Moreover we have a multivariate chain rule. If \(f\) and \(g\) are tensor functions and \(g \circ f\) makes sense, then \[\nabla(g \circ f)(V) = \nabla(g)(f(V)) \cdot \nabla(f)(V),\] where the \(\cdot\) denotes tensor contraction (a.k.a. matrix multiplication). The proof of this is complicated and technical if we use Fréchet’s definition of the derivative and is almost trivial if we use Carathéodory’s definition. I’ll refer to the paper for details, but we can at least check that the types make sense. Say \(f : \mathbb{R}^A \rightarrow \mathbb{R}^B\) and \(g : \mathbb{R}^B \rightarrow \mathbb{R}^C\). Then \(\nabla g : \mathbb{B} \rightarrow \mathbb{R}^{C \otimes B}\) and \(\nabla f : \mathbb{R}^A \rightarrow \mathbb{R}^{B \otimes A}\). If \(V \in \mathbb{R}^A\), then \(f(V) \in \mathbb{R}^B\), and \((\nabla g)(f(V)) \in \mathbb{R}^{C \otimes B}\). We also have \(\nabla(f)(V) \in \mathbb{R}^{B \otimes A}\), and the final contraction gives \[\nabla(g)(f(V)) \cdot \nabla(f)(V) \in \mathbb{R}^{C \otimes A}\] as expected.

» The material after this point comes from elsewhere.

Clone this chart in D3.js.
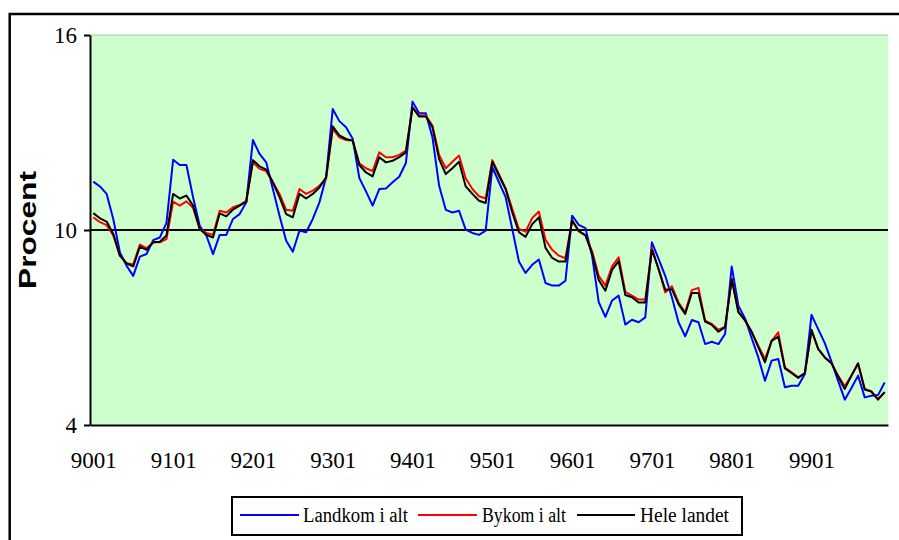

The chain rule is especially nice. It means that to evaluate the gradient of \(g \circ f\) at a tensor \(V\), all we need to know is (1) the value of \(f\) at \(V\), (2) the gradient of \(g\) at \(f(V)\), and (3) the gradient of \(f\) at \(V\). We will use this later in a big way.